GIVEN EXERCISE => Copy everything in the data below exactly except the pictures.

==*==

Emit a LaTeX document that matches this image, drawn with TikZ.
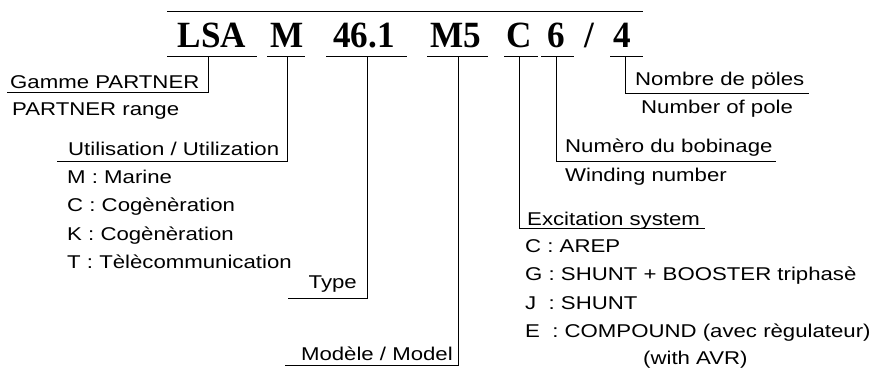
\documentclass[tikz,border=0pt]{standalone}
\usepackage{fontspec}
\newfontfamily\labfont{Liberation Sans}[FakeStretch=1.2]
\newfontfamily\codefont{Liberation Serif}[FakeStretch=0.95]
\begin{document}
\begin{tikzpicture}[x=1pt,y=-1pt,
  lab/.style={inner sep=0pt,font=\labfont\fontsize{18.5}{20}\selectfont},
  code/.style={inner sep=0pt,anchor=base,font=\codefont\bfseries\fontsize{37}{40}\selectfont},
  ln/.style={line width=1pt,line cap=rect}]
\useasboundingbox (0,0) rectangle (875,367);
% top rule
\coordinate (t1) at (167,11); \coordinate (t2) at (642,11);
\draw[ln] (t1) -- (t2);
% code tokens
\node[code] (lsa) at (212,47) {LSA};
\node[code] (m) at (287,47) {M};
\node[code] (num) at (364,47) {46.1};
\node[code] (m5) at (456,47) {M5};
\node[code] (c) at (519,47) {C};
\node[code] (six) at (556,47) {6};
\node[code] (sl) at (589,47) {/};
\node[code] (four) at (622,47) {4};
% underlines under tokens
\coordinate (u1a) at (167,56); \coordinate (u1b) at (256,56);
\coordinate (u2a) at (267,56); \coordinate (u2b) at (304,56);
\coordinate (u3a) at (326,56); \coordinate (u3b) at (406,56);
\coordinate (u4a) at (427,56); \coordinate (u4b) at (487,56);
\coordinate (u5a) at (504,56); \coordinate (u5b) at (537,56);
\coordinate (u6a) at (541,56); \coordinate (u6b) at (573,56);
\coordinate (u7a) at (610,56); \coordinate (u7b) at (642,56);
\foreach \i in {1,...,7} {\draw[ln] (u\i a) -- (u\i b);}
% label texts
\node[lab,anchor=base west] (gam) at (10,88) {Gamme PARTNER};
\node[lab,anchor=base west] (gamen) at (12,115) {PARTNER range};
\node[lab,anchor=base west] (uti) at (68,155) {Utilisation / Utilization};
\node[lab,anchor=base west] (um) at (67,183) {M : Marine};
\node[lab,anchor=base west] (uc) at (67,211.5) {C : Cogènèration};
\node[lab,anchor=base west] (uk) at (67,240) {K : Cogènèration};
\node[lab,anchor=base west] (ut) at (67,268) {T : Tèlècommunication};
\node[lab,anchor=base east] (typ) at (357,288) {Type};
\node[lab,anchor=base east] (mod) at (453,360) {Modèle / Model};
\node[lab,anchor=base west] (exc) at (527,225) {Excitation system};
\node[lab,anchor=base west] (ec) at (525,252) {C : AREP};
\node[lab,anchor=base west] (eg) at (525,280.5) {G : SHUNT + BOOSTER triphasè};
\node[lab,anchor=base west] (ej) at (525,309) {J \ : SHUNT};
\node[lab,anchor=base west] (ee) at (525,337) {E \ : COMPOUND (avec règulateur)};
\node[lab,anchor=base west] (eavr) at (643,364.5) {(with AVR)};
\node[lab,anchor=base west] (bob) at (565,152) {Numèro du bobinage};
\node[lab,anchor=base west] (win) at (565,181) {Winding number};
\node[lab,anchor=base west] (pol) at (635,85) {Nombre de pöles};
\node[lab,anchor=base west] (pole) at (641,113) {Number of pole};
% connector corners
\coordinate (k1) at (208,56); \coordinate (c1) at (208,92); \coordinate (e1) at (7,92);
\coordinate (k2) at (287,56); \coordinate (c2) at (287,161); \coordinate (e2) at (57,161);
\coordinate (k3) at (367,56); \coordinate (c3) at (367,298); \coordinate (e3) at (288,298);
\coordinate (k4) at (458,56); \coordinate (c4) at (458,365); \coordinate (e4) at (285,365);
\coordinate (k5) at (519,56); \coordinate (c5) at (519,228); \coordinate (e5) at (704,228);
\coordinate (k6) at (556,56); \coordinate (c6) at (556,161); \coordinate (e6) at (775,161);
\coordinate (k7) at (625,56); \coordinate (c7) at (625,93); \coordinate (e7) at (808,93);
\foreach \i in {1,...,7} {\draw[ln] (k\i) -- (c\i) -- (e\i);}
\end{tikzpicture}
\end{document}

==*==

SOLUTION =>
Emit a LaTeX document that matches this image, drawn with TikZ.
\documentclass[tikz,border=0pt]{standalone}
\usepackage{fontspec}
\newfontfamily\labfont{Liberation Sans}[FakeStretch=1.2]
\newfontfamily\codefont{Liberation Serif}[FakeStretch=0.95]
\begin{document}
\begin{tikzpicture}[x=1pt,y=-1pt,
  lab/.style={inner sep=0pt,font=\labfont\fontsize{18.5}{20}\selectfont},
  code/.style={inner sep=0pt,anchor=base,font=\codefont\bfseries\fontsize{37}{40}\selectfont},
  ln/.style={line width=1pt,line cap=rect}]
\useasboundingbox (0,0) rectangle (875,367);
% top rule
\coordinate (t1) at (167,11); \coordinate (t2) at (642,11);
\draw[ln] (t1) -- (t2);
% code tokens
\node[code] (lsa) at (212,47) {LSA};
\node[code] (m) at (287,47) {M};
\node[code] (num) at (364,47) {46.1};
\node[code] (m5) at (456,47) {M5};
\node[code] (c) at (519,47) {C};
\node[code] (six) at (556,47) {6};
\node[code] (sl) at (589,47) {/};
\node[code] (four) at (622,47) {4};
% underlines under tokens
\coordinate (u1a) at (167,56); \coordinate (u1b) at (256,56);
\coordinate (u2a) at (267,56); \coordinate (u2b) at (304,56);
\coordinate (u3a) at (326,56); \coordinate (u3b) at (406,56);
\coordinate (u4a) at (427,56); \coordinate (u4b) at (487,56);
\coordinate (u5a) at (504,56); \coordinate (u5b) at (537,56);
\coordinate (u6a) at (541,56); \coordinate (u6b) at (573,56);
\coordinate (u7a) at (610,56); \coordinate (u7b) at (642,56);
\foreach \i in {1,...,7} {\draw[ln] (u\i a) -- (u\i b);}
% label texts
\node[lab,anchor=base west] (gam) at (10,88) {Gamme PARTNER};
\node[lab,anchor=base west] (gamen) at (12,115) {PARTNER range};
\node[lab,anchor=base west] (uti) at (68,155) {Utilisation / Utilization};
\node[lab,anchor=base west] (um) at (67,183) {M : Marine};
\node[lab,anchor=base west] (uc) at (67,211.5) {C : Cogènèration};
\node[lab,anchor=base west] (uk) at (67,240) {K : Cogènèration};
\node[lab,anchor=base west] (ut) at (67,268) {T : Tèlècommunication};
\node[lab,anchor=base east] (typ) at (357,288) {Type};
\node[lab,anchor=base east] (mod) at (453,360) {Modèle / Model};
\node[lab,anchor=base west] (exc) at (527,225) {Excitation system};
\node[lab,anchor=base west] (ec) at (525,252) {C : AREP};
\node[lab,anchor=base west] (eg) at (525,280.5) {G : SHUNT + BOOSTER triphasè};
\node[lab,anchor=base west] (ej) at (525,309) {J \ : SHUNT};
\node[lab,anchor=base west] (ee) at (525,337) {E \ : COMPOUND (avec règulateur)};
\node[lab,anchor=base west] (eavr) at (643,364.5) {(with AVR)};
\node[lab,anchor=base west] (bob) at (565,152) {Numèro du bobinage};
\node[lab,anchor=base west] (win) at (565,181) {Winding number};
\node[lab,anchor=base west] (pol) at (635,85) {Nombre de pöles};
\node[lab,anchor=base west] (pole) at (641,113) {Number of pole};
% connector corners
\coordinate (k1) at (208,56); \coordinate (c1) at (208,92); \coordinate (e1) at (7,92);
\coordinate (k2) at (287,56); \coordinate (c2) at (287,161); \coordinate (e2) at (57,161);
\coordinate (k3) at (367,56); \coordinate (c3) at (367,298); \coordinate (e3) at (288,298);
\coordinate (k4) at (458,56); \coordinate (c4) at (458,365); \coordinate (e4) at (285,365);
\coordinate (k5) at (519,56); \coordinate (c5) at (519,228); \coordinate (e5) at (704,228);
\coordinate (k6) at (556,56); \coordinate (c6) at (556,161); \coordinate (e6) at (775,161);
\coordinate (k7) at (625,56); \coordinate (c7) at (625,93); \coordinate (e7) at (808,93);
\foreach \i in {1,...,7} {\draw[ln] (k\i) -- (c\i) -- (e\i);}
\end{tikzpicture}
\end{document}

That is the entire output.